Todavía no había gallo que cantara y ya en aquella casa alguien se alistaba para salir. Las sombras de la madrugada se mezclaban con el vapor del agua tibia en un jarrito, con el hervor breve de la pava y el perfume del café que apenas alcanzaba a humedecer los labios. Luego venían esos pasos, ni muchos ni pocos, los justos: veinticinco o treinta hasta alcanzar la vereda. Un recorrido humilde y cotidiano que, repetido cada día, se volvía la estampa de una voluntad inquebrantable.
Al otro lado del muro, la escena era otra. El terreno vecino se extendía tanto que parecía ocupar media cuadra. Jardines con estanques y piscina, árboles de sombra generosa, un patio tan amplio que los niños del barrio lo observaban con asombro desde lejos. Dos mundos, pared contra pared: uno de esfuerzo silencioso, otro de abundancia que relucía en revistas de decoración.
Y, sin embargo, fue desde la opulencia donde surgió la incomodidad. Una tarde de calor sofocante, cuando la calle dormía bajo el peso de la siesta, la dueña de aquella mansión interceptó a la mujer de los pasos madrugadores. El reproche llegó con el filo de una orden: que no hiciera tanto ruido al marcharse.
El desconcierto fue inmediato. ¿Qué ruido podía haber en un despertar que apenas dejaba huellas? ¿El roce de una taza? ¿El agua cayendo de un jarrito sobre la piel? ¿El arrastrar de una silla para tomar un café antes de la jornada? Nada de eso parecía digno de queja. A pesar de ello, la vecina insistía, con una vehemencia que desbordaba lo razonable.
Fue entonces cuando pronunció la acusación, desnuda y precisa: el ruido de los zapatos. Los zapatos altos. Ese golpeteo breve, metálico a veces, que dejaban los tacos en la madrugada. Eso era lo insoportable. No el canto de los pájaros ni el ladrido de un perro, sino el eco de una mujer caminando con determinación hacia su trabajo. La respuesta fue simple, casi condescendiente: trataría de no molestar más. Y la conversación terminó allí, con una media vuelta digna y la calle otra vez en silencio.
Lo que no terminó fue la enseñanza. La envidia rara vez se anuncia con un grito evidente. Suele disfrazarse en los pliegues más mínimos: en un comentario que parece trivial, en un reproche desmedido, en un gesto que esconde desdén. Puede aferrarse a cosas diminutas, tan nimias como el sonido de unos zapatos sobre la vereda.
Lo que en verdad molesta no es el ruido. Lo insoportable es aquello que se revela detrás de ese ruido: alguien que, sin riquezas ni lujos, sostiene su vida con esfuerzo, alguien que todavía puede darse el lujo de caminar erguida, con paso firme, aunque sea de madrugada. Ese sonido recuerda, quizás, lo que otros no se animan a vivir.

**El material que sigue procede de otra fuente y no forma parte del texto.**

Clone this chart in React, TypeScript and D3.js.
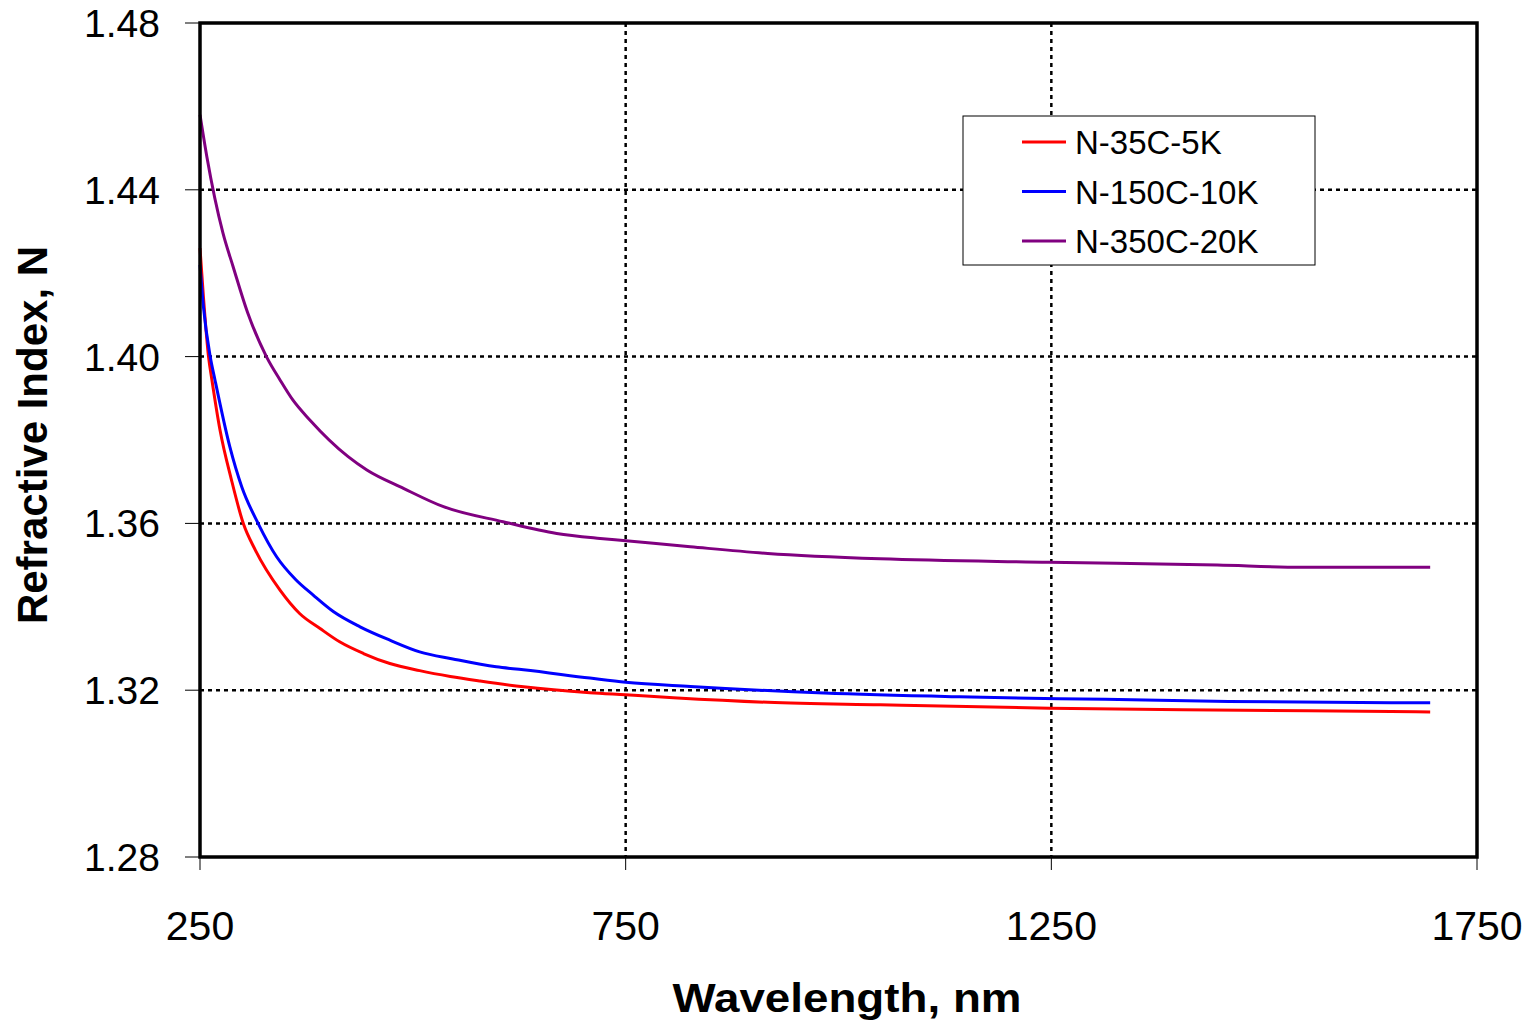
import * as d3 from 'd3';
import React from 'react';

// wavelength (nm) / refractive index
const redNm = [250, 254, 260, 264, 273.5, 287, 301, 315, 344, 367, 391, 414, 442, 473, 508, 544, 579, 630, 708, 750, 806, 917, 1049, 1248, 1405, 1649, 1695];
const redN = [1.426, 1.4144, 1.4, 1.3944, 1.3824, 1.3704, 1.3599, 1.3536, 1.344, 1.3384, 1.3348, 1.3316, 1.3288, 1.3264, 1.3247, 1.3233, 1.3222, 1.3208, 1.3194, 1.3189, 1.3182, 1.3171, 1.3165, 1.3157, 1.3153, 1.3149, 1.3148];

const blueNm = [250, 254, 262, 267.6, 285, 299, 318.5, 340, 362, 383, 407, 438, 473, 508, 547, 598, 630, 708, 750, 826, 983, 1142, 1313, 1458, 1649, 1695];
const blueN = [1.422, 1.412, 1.4, 1.3944, 1.3784, 1.3688, 1.3599, 1.352, 1.3466, 1.3428, 1.3388, 1.3352, 1.332, 1.3292, 1.3275, 1.3256, 1.3249, 1.3229, 1.3219, 1.3209, 1.3193, 1.3184, 1.3178, 1.3173, 1.317, 1.317];

const purpleNm = [250, 258, 277, 289, 306, 328, 344, 359, 379, 424, 446, 489, 536, 606, 669, 720, 747, 826, 917, 1049, 1247, 1445, 1544, 1695];
const purpleN = [1.458, 1.448, 1.4296, 1.4215, 1.4105, 1.4, 1.3944, 1.3896, 1.3848, 1.376, 1.3728, 1.3684, 1.364, 1.3604, 1.3576, 1.3564, 1.3559, 1.3544, 1.3528, 1.3515, 1.3507, 1.35, 1.3495, 1.3495];

const seriesNames = ['N-35C-5K', 'N-150C-10K', 'N-350C-20K'];
const seriesColors = ['#ff0000', '#0000ff', '#800080'];

const xTicks = [250, 750, 1250, 1750];
const yTicks = [1.28, 1.32, 1.36, 1.4, 1.44, 1.48];

const W = 1535, H = 1024;
const left = 200, right = 1477, top = 23, bottom = 857;

export default function App() {
  const x = d3.scaleLinear().domain([250, 1750]).range([left, right]);
  const y = d3.scaleLinear().domain([1.28, 1.48]).range([bottom, top]);

  const series = [
    { nm: redNm, n: redN },
    { nm: blueNm, n: blueN },
    { nm: purpleNm, n: purpleN },
  ];

  const line = d3.line<[number, number]>()
    .x(d => x(d[0]))
    .y(d => y(d[1]))
    .curve(d3.curveMonotoneX);

  const font = 'Arial, "Liberation Sans", Helvetica, sans-serif';

  return (
    <svg width={W} height={H} style={{ position: 'absolute', left: 0, top: 0, background: '#fff' }}>
      <rect x={0} y={0} width={W} height={H} fill="#fff" />

      {/* grid */}
      {yTicks.slice(1, -1).map(t => (
        <line key={'gy' + t} x1={left} x2={right} y1={y(t)} y2={y(t)}
          stroke="#000" strokeWidth={2.5} strokeDasharray="4,4" />
      ))}
      {xTicks.slice(1, -1).map(t => (
        <line key={'gx' + t} x1={x(t)} x2={x(t)} y1={top} y2={bottom}
          stroke="#000" strokeWidth={2.5} strokeDasharray="4,4" />
      ))}

      {/* curves */}
      {series.map((s, i) => (
        <path key={i} d={line(d3.zip(s.nm, s.n) as [number, number][]) || ''}
          fill="none" stroke={seriesColors[i]} strokeWidth={3} />
      ))}

      {/* frame */}
      <rect x={left} y={top} width={right - left} height={bottom - top}
        fill="none" stroke="#000" strokeWidth={3.5} />

      {/* y axis */}
      {yTicks.map(t => (
        <g key={'yt' + t}>
          <line x1={left - 15} x2={left} y1={y(t)} y2={y(t)} stroke="#000" strokeWidth={1} />
          <text x={160} y={y(t) + 14} textAnchor="end" fontFamily={font} fontSize={39}>
            {d3.format('.2f')(t)}
          </text>
        </g>
      ))}

      {/* x axis */}
      {xTicks.map(t => (
        <g key={'xt' + t}>
          <line x1={x(t)} x2={x(t)} y1={bottom} y2={bottom + 13} stroke="#000" strokeWidth={1} />
          <text x={x(t)} y={940} textAnchor="middle" fontFamily={font} fontSize={41}>
            {t}
          </text>
        </g>
      ))}

      {/* axis titles */}
      <text x={847} y={1012} textAnchor="middle" fontFamily={font} fontSize={40} fontWeight="bold"
        textLength={349} lengthAdjust="spacingAndGlyphs">
        Wavelength, nm
      </text>
      <text transform={`translate(47,435) rotate(-90)`} textAnchor="middle" fontFamily={font}
        fontSize={42} fontWeight="bold">
        Refractive Index, N
      </text>

      {/* legend */}
      <rect x={963} y={116} width={352} height={149} fill="#fff" stroke="#000" strokeWidth={1} />
      {seriesNames.map((name, i) => (
        <g key={name}>
          <line x1={1022} x2={1066} y1={142 + i * 49.5} y2={142 + i * 49.5}
            stroke={seriesColors[i]} strokeWidth={3} />
          <text x={1075} y={154 + i * 49.5} fontFamily={font} fontSize={33}>{name}</text>
        </g>
      ))}
    </svg>
  );
}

Los años pasaron y la historia, como una ironía del destino, se repitió en otro lugar y con otros protagonistas. Una nueva vecina, en otro barrio, lanzó la misma queja: que los tacos de los zapatos perturbaban la calma. La coincidencia parecía absurda, pero contenía una verdad que trasciende casas y calles. Siempre habrá quien se sienta amenazado no por lo que se tiene, sino por lo que se es.
La envidia es un espejo roto. No muestra al otro tal cual es, sino la imagen distorsionada de las propias carencias. No nace en la mirada del que observa, sino en la herida del que no sabe habitar su vida. Puede disfrazarse de crítica, de consejo, de falsa preocupación, pero siempre apunta a lo mismo: a apagar la luz que recuerda la oscuridad propia.
En los barrios, en las familias, en los trabajos, la envidia se filtra como agua. Un vecino molesto por un detalle mínimo, un compañero que no soporta el logro ajeno, un pariente que rebaja lo que otro celebra. A veces duele, otras hace reír por lo ridículo, pero en todos los casos deja ver una constante: el envidioso no soporta el movimiento vital del otro, su energía, su fe en que vale la pena levantarse cada mañana.
Frente a eso, no queda más que seguir caminando. Que los tacos suenen, que los pasos resuenen, que la vida avance aunque a algunos les perturbe. Porque, al fin y al cabo, el ruido de esos zapatos no es otra cosa que la música de la dignidad. Y esa melodía, aunque se intente callar, siempre encuentra la forma de ser escuchada.